La mort d'un enfant, de notre enfant est une épreuve insoutenable, insurmontable.
Un enfant c'est... la continuité, l'accomplissement, la fierté d'une famille et, en une fraction de seconde, c'est l'anéantissement, la destruction de cette famille. On se retrouve dans un trou noir, on ne comprend pas, on n'accepte pas, on ne réalise pas, on ne veut pas réaliser...
Et on se rend compte que la terre n'arrête pas de tourner à cause de notre douleur, on se rend compte qu'il faut continuer... Pour soi... oh ! sûrement pas ! Pour les autres, oui, pour les autres, pour ceux que l'on aime et qui sont malheureux comme nous... On n'a pas le droit de les laisser sur le bord du chemin, ils n'ont rien demandé, ils n'ont pas demandé à souffrir... Nous non plus, mais nous n'avons pas eu le choix et nous n'avons pas le droit d'en rajouter aux autres enfants, à ceux qui restent, à ceux qui sont bien vivants, qui sont déjà marqués à vie par le départ de leur frère ou le départ de leur papa. Ils sont là, on les aime autant, pas plus, pas moins, que celui qui est parti... mais celui-là est parti pour toujours... les sentiments sont exacerbés.
Comment accepter que notre enfant, pendant une fraction de seconde, ait décidé de quitter cette vie, de quitter ceux qui l'aiment et ceux qu'il aime ? Comment voulez-vous qu'un papa, qu'une maman acceptent ça ? C'est inacceptable. Personne ne peut comprendre ce qui se passe dans notre cœur, dans notre corps, cette perte d'une partie de soi. Personne à moins de l'avoir vécu. Cet enfant qui a décidé de partir, nous, on veut qu'il vive, on veut continuer à le faire vivre parmi nous, on veut en parler, on a besoin d'en parler... Et à ceux qui disent " oh ! ça fait plus d'un an, il vous faut passer à autre chose... " ou " à quoi ça sert de remuer ces souvenirs... ". Pour ceux-là, nous avons des envies de meurtre, mais nous serrons les dents, les poings et ne disons rien... à quoi bon ? Ils ne peuvent pas comprendre.
Notre vie n'est plus la même, ne sera jamais plus la même. Il y a la vie avant et celle après. Celle où l'on fait semblant de vivre, celle où l'on arrive encore à rire grâce à nos autres enfants, celle où l'on fait ce que l'on doit, celle où l'on demande encore plus aux autres parce qu'on voudrait qu'au moins eux soient heureux, celle où l'on semble quelquefois injustes... Non, nous sommes simplement malheureux.

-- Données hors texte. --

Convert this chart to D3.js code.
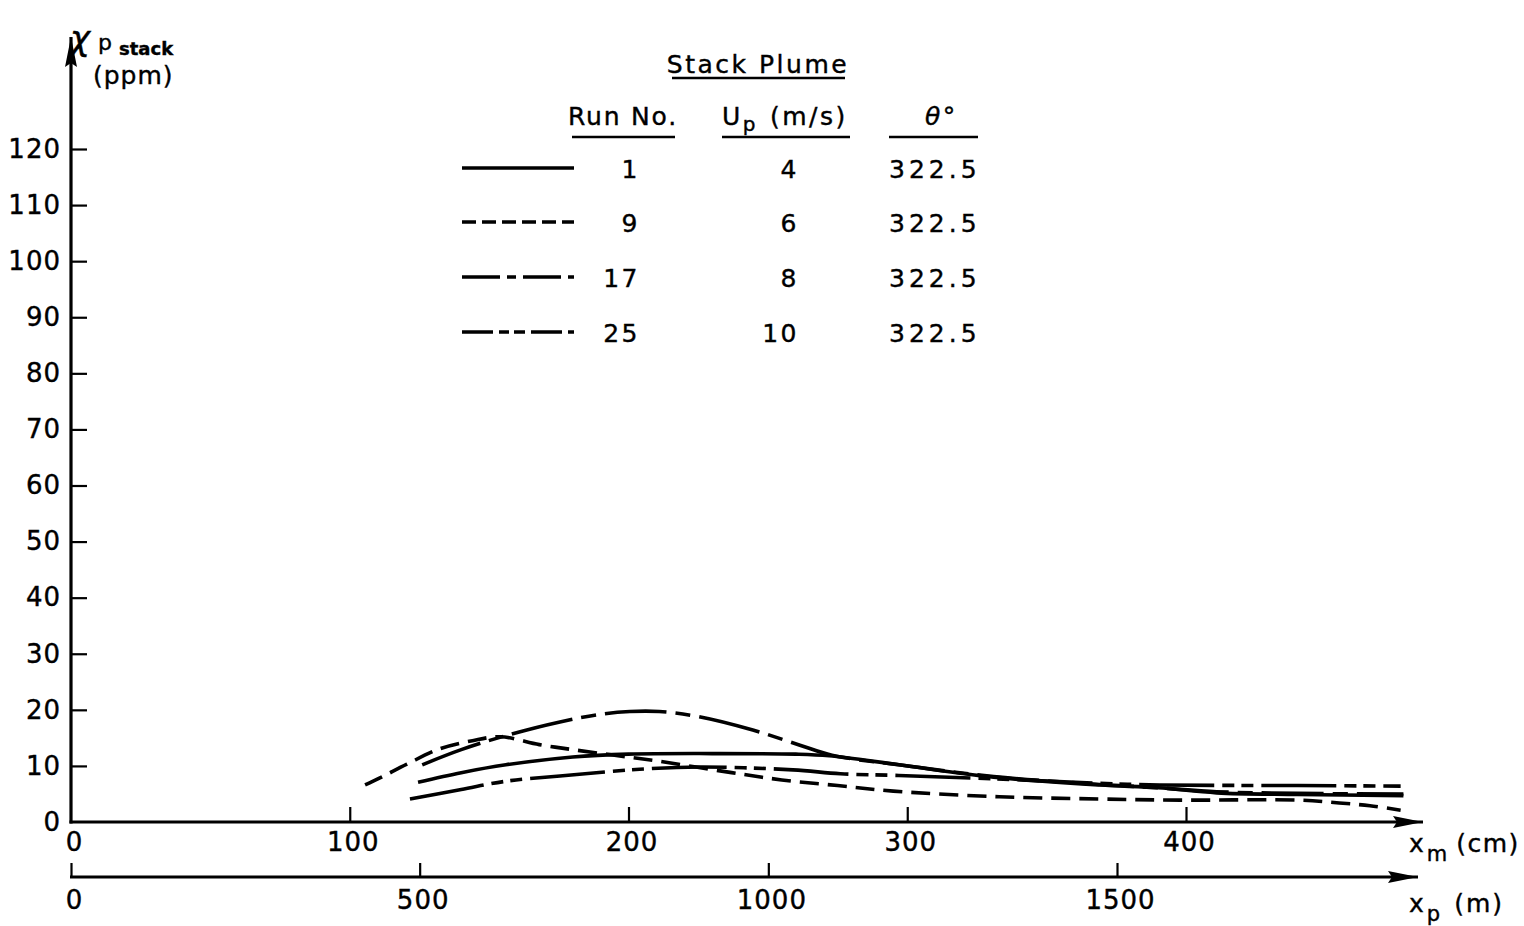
<!DOCTYPE html>
<html>
<head>
<meta charset="utf-8">
<script src="https://cdn.jsdelivr.net/npm/d3@7"></script>
<style>
  html, body { margin: 0; padding: 0; background: #fff; }
  svg { display: block; }
  text { font-family: "DejaVu Sans", sans-serif; fill: #000; stroke: #000; stroke-width: 0.4px; }
</style>
</head>
<body>
<svg id="chart" width="1524" height="926"></svg>
<script>
// ---------------- DATA ----------------
const yTicks = [0, 10, 20, 30, 40, 50, 60, 70, 80, 90, 100, 110, 120];
const xTicksCm = [0, 100, 200, 300, 400];
const xTicksM = [0, 500, 1000, 1500];

const runNos = ["1", "9", "17", "25"];
const speeds = ["4", "6", "8", "10"];
const angles = ["322.5", "322.5", "322.5", "322.5"];

// Run 1 (solid)
const run1X = [124.5, 140, 156, 180, 200, 230, 260, 272, 297, 331, 369, 390, 411, 440, 478];
const run1Y = [7.1, 8.8, 10.2, 11.6, 12.1, 12.2, 12.1, 11.8, 10.2, 8.0, 6.6, 6.1, 5.2, 4.9, 4.7];
// Run 9 (short dashes)
const run9X = [105.5, 111, 120.5, 132, 144, 154, 168, 180, 195, 210, 237, 255, 275, 295, 333, 369, 398, 441, 455, 466, 477];
const run9Y = [6.6, 7.9, 10.3, 13.0, 14.5, 15.2, 13.8, 12.9, 11.9, 10.9, 8.8, 7.5, 6.5, 5.5, 4.5, 4.1, 3.9, 3.9, 3.4, 2.9, 2.1];
// Run 17 (long - short)
const run17X = [126, 140, 156, 175, 190, 200.5, 211, 225, 244.6, 261.5, 273, 297, 331, 369, 390, 411, 440, 478];
const run17Y = [10.2, 12.9, 15.4, 17.8, 19.2, 19.7, 19.7, 18.8, 16.4, 13.7, 11.9, 10.2, 8.1, 6.7, 6.1, 5.4, 5.1, 5.0];
// Run 25 (long - short - short)
const run25X = [121.6, 140, 156.4, 175.4, 204, 225.6, 259, 276, 297, 331, 369, 390.6, 440, 477];
const run25Y = [4.1, 5.8, 7.3, 8.2, 9.4, 9.8, 9.3, 8.6, 8.3, 7.7, 6.9, 6.6, 6.5, 6.4];

// ---------------- SETUP ----------------
const svg = d3.select("#chart");

const x = d3.scaleLinear().domain([0, 400]).range([71, 1186]);
const xp = d3.scaleLinear().domain([0, 1500]).range([71, 1117]);
const y = d3.scaleLinear().domain([0, 120]).range([822, 149]);

const xAxisEnd = 1423;
const xpAxisEnd = 1418;
const yAxisTop = 37;

const ink = "#000";

// arrow marker
const defs = svg.append("defs");
defs.append("marker")
  .attr("id", "arrow")
  .attr("viewBox", "0 0 30 12")
  .attr("refX", 30).attr("refY", 6)
  .attr("markerWidth", 30).attr("markerHeight", 12)
  .attr("markerUnits", "userSpaceOnUse")
  .attr("orient", "auto")
  .append("path")
  .attr("d", "M0,0 L30,6 L0,12 L4,6 Z")
  .attr("fill", ink);

// ---------------- AXES ----------------
const yAxis = d3.axisLeft(y)
  .tickValues(yTicks)
  .tickSizeInner(-16)
  .tickSizeOuter(0)
  .tickPadding(10)
  .tickFormat(d3.format("d"));
const gy = svg.append("g").attr("transform", `translate(${x(0)},0)`).call(yAxis);
gy.select(".domain").remove();
gy.selectAll(".tick line").attr("stroke", ink).attr("stroke-width", 2.2);
gy.selectAll(".tick text")
  .attr("font-size", 26)
  .attr("letter-spacing", 1)
  .attr("font-family", "DejaVu Sans, sans-serif")
  .attr("fill", ink);
gy.selectAll(".tick").filter(d => d === 0).select("line").remove();

svg.append("line")
  .attr("x1", x(0)).attr("x2", x(0))
  .attr("y1", y(0) + 1.5).attr("y2", yAxisTop)
  .attr("stroke", ink).attr("stroke-width", 3.2)
  .attr("marker-end", "url(#arrow)");

const xAxis = d3.axisBottom(x)
  .tickValues(xTicksCm)
  .tickSizeInner(-15)
  .tickSizeOuter(0)
  .tickPadding(11)
  .tickFormat(d3.format("d"));
const gx = svg.append("g").attr("transform", `translate(0,${y(0)})`).call(xAxis);
gx.select(".domain").remove();
gx.selectAll(".tick line").attr("stroke", ink).attr("stroke-width", 2.2);
gx.selectAll(".tick").filter(d => d === 0).select("line").remove();
gx.selectAll(".tick text")
  .attr("font-size", 26)
  .attr("letter-spacing", 1)
  .attr("x", 3)
  .attr("font-family", "DejaVu Sans, sans-serif")
  .attr("fill", ink);

svg.append("line")
  .attr("x1", x(0) - 1.5).attr("x2", xAxisEnd)
  .attr("y1", y(0)).attr("y2", y(0))
  .attr("stroke", ink).attr("stroke-width", 3.2)
  .attr("marker-end", "url(#arrow)");

const xpY = 877;
const xpAxis = d3.axisBottom(xp)
  .tickValues(xTicksM)
  .tickSizeInner(-14)
  .tickSizeOuter(0)
  .tickPadding(14)
  .tickFormat(d3.format("d"));
const gxp = svg.append("g").attr("transform", `translate(0,${xpY})`).call(xpAxis);
gxp.select(".domain").remove();
gxp.selectAll(".tick line").attr("stroke", ink).attr("stroke-width", 2.2);
gxp.selectAll(".tick text")
  .attr("font-size", 26)
  .attr("letter-spacing", 1)
  .attr("x", 3)
  .attr("font-family", "DejaVu Sans, sans-serif")
  .attr("fill", ink);

svg.append("line")
  .attr("x1", xp(0) - 1).attr("x2", xpAxisEnd)
  .attr("y1", xpY).attr("y2", xpY)
  .attr("stroke", ink).attr("stroke-width", 3)
  .attr("marker-end", "url(#arrow)");

// axis titles
const tXm = svg.append("text").attr("x", 1409).attr("y", 852).attr("font-size", 25);
tXm.append("tspan").text("x");
tXm.append("tspan").attr("dy", 9).attr("dx", 3).attr("font-size", 21).text("m");
tXm.append("tspan").attr("dy", -9).attr("dx", 9).attr("letter-spacing", 1.5).text("(cm)");

const tXp = svg.append("text").attr("x", 1409).attr("y", 912).attr("font-size", 25);
tXp.append("tspan").text("x");
tXp.append("tspan").attr("dy", 9).attr("dx", 3).attr("font-size", 21).text("p");
tXp.append("tspan").attr("dy", -9).attr("dx", 14).attr("letter-spacing", 2).text("(m)");

// y title
svg.append("text").attr("x", 70).attr("y", 50).attr("font-size", 34)
  .attr("font-style", "italic").text("χ");
svg.append("text").attr("x", 98).attr("y", 50).attr("font-size", 22).text("p");
svg.append("text").attr("x", 119).attr("y", 55).attr("font-size", 18)
  .attr("font-weight", "bold").text("stack");
svg.append("text").attr("x", 93).attr("y", 84).attr("font-size", 25)
  .attr("letter-spacing", 1).text("(ppm)");

// ---------------- CURVES ----------------
const series = [
  { xs: run1X, ys: run1Y, dash: null, legendDash: null },
  { xs: run9X, ys: run9Y, dash: "19,9", legendDash: "14,6" },
  { xs: run17X, ys: run17Y, dash: "62,9,15,9", legendDash: "38,7,9,7" },
  { xs: run25X, ys: run25Y, dash: "75,8,12,7,12,8", legendDash: "31,6,10,5,11,6" }
];

const lineGen = d3.line()
  .x(d => x(d[0]))
  .y(d => y(d[1]))
  .curve(d3.curveCatmullRom.alpha(0.5));

svg.append("g").selectAll("path")
  .data(series)
  .join("path")
  .attr("d", s => lineGen(s.xs.map((v, i) => [v, s.ys[i]])))
  .attr("fill", "none")
  .attr("stroke", ink)
  .attr("stroke-width", 3.6)
  .attr("stroke-dasharray", s => s.dash);

// ---------------- LEGEND ----------------
const lg = svg.append("g").attr("font-size", 25).attr("letter-spacing", 2.5);

lg.append("text").attr("x", 758).attr("y", 73).attr("text-anchor", "middle").text("Stack Plume");
lg.append("line").attr("x1", 672).attr("x2", 845).attr("y1", 78).attr("y2", 78)
  .attr("stroke", ink).attr("stroke-width", 2.5);

lg.append("text").attr("x", 623).attr("y", 125).attr("text-anchor", "middle")
  .attr("letter-spacing", 1.8).text("Run No.");
lg.append("line").attr("x1", 572).attr("x2", 675).attr("y1", 137).attr("y2", 137)
  .attr("stroke", ink).attr("stroke-width", 2.5);

const up = lg.append("text").attr("x", 722).attr("y", 125);
up.append("tspan").text("U");
up.append("tspan").attr("dy", 6).attr("font-size", 20).text("p");
up.append("tspan").attr("dy", -6).attr("dx", 12).text("(m/s)");
lg.append("line").attr("x1", 722).attr("x2", 850).attr("y1", 137).attr("y2", 137)
  .attr("stroke", ink).attr("stroke-width", 2.5);

const th = lg.append("text").attr("x", 925).attr("y", 125);
th.append("tspan").attr("font-style", "italic").text("θ");
th.append("tspan").text("°");
lg.append("line").attr("x1", 889).attr("x2", 978).attr("y1", 137).attr("y2", 137)
  .attr("stroke", ink).attr("stroke-width", 2.5);

const rowY = [168, 222, 277, 332];
series.forEach((s, i) => {
  lg.append("line")
    .attr("x1", 462).attr("x2", 574)
    .attr("y1", rowY[i]).attr("y2", rowY[i])
    .attr("stroke", ink).attr("stroke-width", 3.4)
    .attr("stroke-dasharray", s.legendDash);
  lg.append("text").attr("x", 640).attr("y", rowY[i] + 10).attr("text-anchor", "end").text(runNos[i]);
  lg.append("text").attr("x", 799).attr("y", rowY[i] + 10).attr("text-anchor", "end").text(speeds[i]);
  lg.append("text").attr("x", 889).attr("y", rowY[i] + 10).attr("text-anchor", "start")
    .attr("letter-spacing", 4).text(angles[i]);
});
</script>
</body>
</html>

Pourtant, la vie d'avant n'était pas parfaite, elle avait ses hauts, ses bas, ses moments de bonheur et ses moments de tristesse, mais elle avait le quelque chose de plus... nous étions tous là, dans les bons comme dans les mauvais moments, nous nous serrions les coudes... nous étions une vraie famille complète. Aujourd'hui, nous sommes une famille amputée d'un membre qui ne reviendra jamais du voyage qu'il a décidé de faire dans un moment de déconnexion.
Voilà ce que c'est que de perdre un enfant , c'est souffrir tous les jours, c'est mourir un peu tous les jours, c'est faire des efforts tous les jours pour que les autres croient que l'on va mieux. C'est survivre... Pour ceux que nous aimons et qui nous aiment.
Alors, PARDON de ne plus être ceux que vous avez connus, mais nous avons perdu un enfant... de 24 ans... mais c'était et ce sera toujours notre enfant, notre petit...
De la part de la maman d'Éric, suicidé le 29 décembre 2002.